Take the line containing "Generate a Python", the line containing "centers = [b", and all lines between them, and transcribe them exactly. Leave out pictures.

__THE RECORDS__.
========
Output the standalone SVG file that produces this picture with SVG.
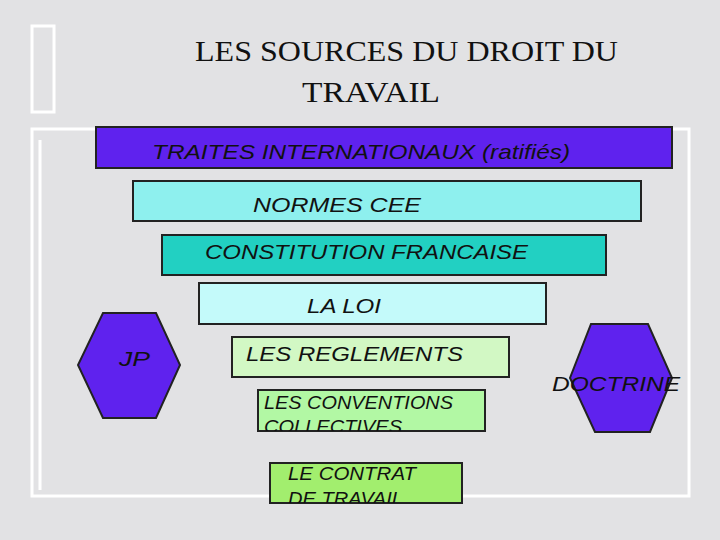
========
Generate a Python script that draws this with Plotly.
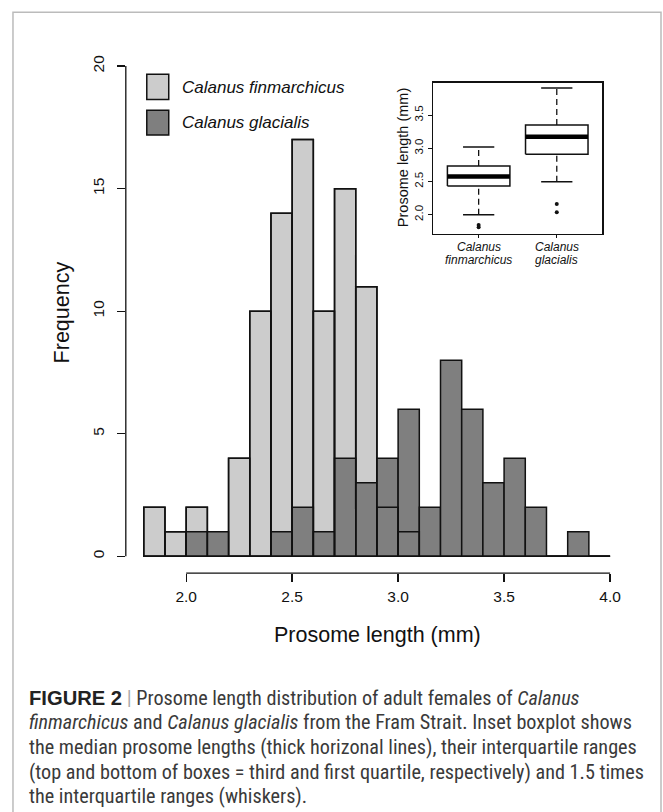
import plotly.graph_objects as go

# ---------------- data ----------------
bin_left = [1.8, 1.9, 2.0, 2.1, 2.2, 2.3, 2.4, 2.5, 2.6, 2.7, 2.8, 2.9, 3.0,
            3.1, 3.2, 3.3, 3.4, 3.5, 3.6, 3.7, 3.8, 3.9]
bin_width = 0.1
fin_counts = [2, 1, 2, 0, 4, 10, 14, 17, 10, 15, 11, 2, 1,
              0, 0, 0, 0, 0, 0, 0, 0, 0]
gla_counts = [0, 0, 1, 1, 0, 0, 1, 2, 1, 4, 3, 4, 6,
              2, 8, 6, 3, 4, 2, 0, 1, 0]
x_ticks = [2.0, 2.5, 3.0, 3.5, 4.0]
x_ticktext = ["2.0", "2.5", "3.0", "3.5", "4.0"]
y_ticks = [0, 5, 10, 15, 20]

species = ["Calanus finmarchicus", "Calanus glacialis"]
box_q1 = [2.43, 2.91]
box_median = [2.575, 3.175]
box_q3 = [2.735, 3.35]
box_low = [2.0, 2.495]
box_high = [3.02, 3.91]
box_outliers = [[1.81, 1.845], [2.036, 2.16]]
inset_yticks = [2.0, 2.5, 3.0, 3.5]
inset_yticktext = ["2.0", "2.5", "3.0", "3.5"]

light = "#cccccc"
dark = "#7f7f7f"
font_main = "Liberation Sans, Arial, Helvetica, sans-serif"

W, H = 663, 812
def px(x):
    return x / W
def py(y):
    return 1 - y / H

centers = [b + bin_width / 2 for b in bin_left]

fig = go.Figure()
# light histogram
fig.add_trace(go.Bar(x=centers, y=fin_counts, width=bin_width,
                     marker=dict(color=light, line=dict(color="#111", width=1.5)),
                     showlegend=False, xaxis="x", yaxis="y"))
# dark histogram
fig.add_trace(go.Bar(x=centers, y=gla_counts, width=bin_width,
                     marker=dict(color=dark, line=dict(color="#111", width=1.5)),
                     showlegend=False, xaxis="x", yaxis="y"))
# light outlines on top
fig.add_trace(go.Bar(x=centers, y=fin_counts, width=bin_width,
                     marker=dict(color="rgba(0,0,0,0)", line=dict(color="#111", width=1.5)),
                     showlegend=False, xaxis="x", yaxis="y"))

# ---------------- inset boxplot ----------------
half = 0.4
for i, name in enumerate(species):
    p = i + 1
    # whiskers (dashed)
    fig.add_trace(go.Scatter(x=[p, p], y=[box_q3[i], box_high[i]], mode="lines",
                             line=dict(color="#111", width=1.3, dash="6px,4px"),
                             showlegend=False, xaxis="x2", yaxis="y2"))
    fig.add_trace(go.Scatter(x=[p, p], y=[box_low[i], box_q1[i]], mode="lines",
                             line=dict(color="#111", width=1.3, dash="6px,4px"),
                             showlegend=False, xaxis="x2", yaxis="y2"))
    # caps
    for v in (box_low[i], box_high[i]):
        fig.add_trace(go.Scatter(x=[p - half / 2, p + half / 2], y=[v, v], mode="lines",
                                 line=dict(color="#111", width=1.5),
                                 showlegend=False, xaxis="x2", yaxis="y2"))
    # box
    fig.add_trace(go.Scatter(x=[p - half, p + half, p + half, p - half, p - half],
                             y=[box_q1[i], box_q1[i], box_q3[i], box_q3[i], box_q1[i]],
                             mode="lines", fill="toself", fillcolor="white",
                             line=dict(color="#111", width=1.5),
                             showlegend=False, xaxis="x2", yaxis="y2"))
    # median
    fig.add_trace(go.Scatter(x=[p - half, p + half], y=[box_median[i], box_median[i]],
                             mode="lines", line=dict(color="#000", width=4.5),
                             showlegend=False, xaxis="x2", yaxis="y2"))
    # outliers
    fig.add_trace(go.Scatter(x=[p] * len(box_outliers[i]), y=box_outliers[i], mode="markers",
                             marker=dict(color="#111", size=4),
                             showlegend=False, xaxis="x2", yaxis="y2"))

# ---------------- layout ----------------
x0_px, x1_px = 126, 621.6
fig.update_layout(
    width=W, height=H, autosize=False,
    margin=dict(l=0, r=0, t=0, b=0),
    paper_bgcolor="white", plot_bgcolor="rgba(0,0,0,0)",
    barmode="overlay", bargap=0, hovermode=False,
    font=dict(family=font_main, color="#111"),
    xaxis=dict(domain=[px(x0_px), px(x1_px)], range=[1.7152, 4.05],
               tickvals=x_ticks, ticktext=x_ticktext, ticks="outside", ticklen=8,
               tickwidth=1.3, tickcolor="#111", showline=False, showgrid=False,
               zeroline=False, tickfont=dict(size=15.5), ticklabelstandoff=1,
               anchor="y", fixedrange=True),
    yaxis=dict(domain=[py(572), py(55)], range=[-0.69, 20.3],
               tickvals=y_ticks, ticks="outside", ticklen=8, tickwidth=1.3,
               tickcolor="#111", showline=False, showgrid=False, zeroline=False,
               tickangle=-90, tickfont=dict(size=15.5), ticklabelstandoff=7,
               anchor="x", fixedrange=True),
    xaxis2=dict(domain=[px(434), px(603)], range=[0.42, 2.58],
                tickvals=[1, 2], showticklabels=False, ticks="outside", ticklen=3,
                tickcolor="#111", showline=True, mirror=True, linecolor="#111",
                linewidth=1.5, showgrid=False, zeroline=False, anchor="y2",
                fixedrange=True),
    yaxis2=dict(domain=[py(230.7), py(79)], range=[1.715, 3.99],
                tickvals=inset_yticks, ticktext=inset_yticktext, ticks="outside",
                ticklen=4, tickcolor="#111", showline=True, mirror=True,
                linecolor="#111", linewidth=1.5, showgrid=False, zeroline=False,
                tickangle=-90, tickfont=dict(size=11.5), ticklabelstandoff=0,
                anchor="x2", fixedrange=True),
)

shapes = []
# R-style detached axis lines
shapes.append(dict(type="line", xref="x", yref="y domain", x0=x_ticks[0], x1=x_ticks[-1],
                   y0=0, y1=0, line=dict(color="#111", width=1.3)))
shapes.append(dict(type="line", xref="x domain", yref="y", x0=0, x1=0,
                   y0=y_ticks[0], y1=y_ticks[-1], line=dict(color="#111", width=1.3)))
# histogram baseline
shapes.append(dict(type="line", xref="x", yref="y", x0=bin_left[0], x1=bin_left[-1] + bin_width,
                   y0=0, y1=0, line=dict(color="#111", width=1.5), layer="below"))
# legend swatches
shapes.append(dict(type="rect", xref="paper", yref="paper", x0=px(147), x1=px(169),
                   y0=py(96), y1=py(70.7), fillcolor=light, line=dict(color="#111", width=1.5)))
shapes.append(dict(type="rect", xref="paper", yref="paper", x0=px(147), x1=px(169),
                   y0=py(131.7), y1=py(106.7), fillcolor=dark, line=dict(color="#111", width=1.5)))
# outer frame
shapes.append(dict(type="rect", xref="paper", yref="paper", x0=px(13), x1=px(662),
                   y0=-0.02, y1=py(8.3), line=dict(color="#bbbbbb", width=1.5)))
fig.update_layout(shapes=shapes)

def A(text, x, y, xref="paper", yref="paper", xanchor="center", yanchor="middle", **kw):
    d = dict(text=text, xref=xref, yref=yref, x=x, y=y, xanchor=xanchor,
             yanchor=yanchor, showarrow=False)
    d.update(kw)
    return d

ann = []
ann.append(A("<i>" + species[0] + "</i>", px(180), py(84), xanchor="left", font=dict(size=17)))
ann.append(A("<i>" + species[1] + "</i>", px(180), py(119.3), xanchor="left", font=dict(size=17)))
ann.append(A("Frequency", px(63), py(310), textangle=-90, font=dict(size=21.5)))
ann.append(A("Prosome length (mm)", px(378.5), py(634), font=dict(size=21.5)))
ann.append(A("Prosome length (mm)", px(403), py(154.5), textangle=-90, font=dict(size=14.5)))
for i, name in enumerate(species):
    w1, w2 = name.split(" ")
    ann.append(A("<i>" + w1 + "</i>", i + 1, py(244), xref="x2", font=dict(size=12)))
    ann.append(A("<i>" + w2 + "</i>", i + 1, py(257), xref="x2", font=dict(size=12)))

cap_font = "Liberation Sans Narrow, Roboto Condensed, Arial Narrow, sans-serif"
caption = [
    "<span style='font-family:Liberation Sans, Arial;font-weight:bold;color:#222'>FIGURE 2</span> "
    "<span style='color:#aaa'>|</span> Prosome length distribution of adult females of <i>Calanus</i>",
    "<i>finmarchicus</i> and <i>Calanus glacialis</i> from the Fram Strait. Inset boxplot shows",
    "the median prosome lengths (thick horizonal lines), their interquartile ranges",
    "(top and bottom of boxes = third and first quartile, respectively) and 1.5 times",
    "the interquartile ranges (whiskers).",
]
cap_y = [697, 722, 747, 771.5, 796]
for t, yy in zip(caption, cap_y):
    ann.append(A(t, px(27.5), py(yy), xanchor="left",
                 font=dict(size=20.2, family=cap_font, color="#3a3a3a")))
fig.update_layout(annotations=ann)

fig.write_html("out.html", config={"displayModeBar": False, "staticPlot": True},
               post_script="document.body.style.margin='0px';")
========
__SOLUTION TO THE PROBLEM__.
Generate a Python script that draws this with Plotly.
import plotly.graph_objects as go

# ---------------- data ----------------
bin_left = [1.8, 1.9, 2.0, 2.1, 2.2, 2.3, 2.4, 2.5, 2.6, 2.7, 2.8, 2.9, 3.0,
            3.1, 3.2, 3.3, 3.4, 3.5, 3.6, 3.7, 3.8, 3.9]
bin_width = 0.1
fin_counts = [2, 1, 2, 0, 4, 10, 14, 17, 10, 15, 11, 2, 1,
              0, 0, 0, 0, 0, 0, 0, 0, 0]
gla_counts = [0, 0, 1, 1, 0, 0, 1, 2, 1, 4, 3, 4, 6,
              2, 8, 6, 3, 4, 2, 0, 1, 0]
x_ticks = [2.0, 2.5, 3.0, 3.5, 4.0]
x_ticktext = ["2.0", "2.5", "3.0", "3.5", "4.0"]
y_ticks = [0, 5, 10, 15, 20]

species = ["Calanus finmarchicus", "Calanus glacialis"]
box_q1 = [2.43, 2.91]
box_median = [2.575, 3.175]
box_q3 = [2.735, 3.35]
box_low = [2.0, 2.495]
box_high = [3.02, 3.91]
box_outliers = [[1.81, 1.845], [2.036, 2.16]]
inset_yticks = [2.0, 2.5, 3.0, 3.5]
inset_yticktext = ["2.0", "2.5", "3.0", "3.5"]

light = "#cccccc"
dark = "#7f7f7f"
font_main = "Liberation Sans, Arial, Helvetica, sans-serif"

W, H = 663, 812
def px(x):
    return x / W
def py(y):
    return 1 - y / H

centers = [b + bin_width / 2 for b in bin_left]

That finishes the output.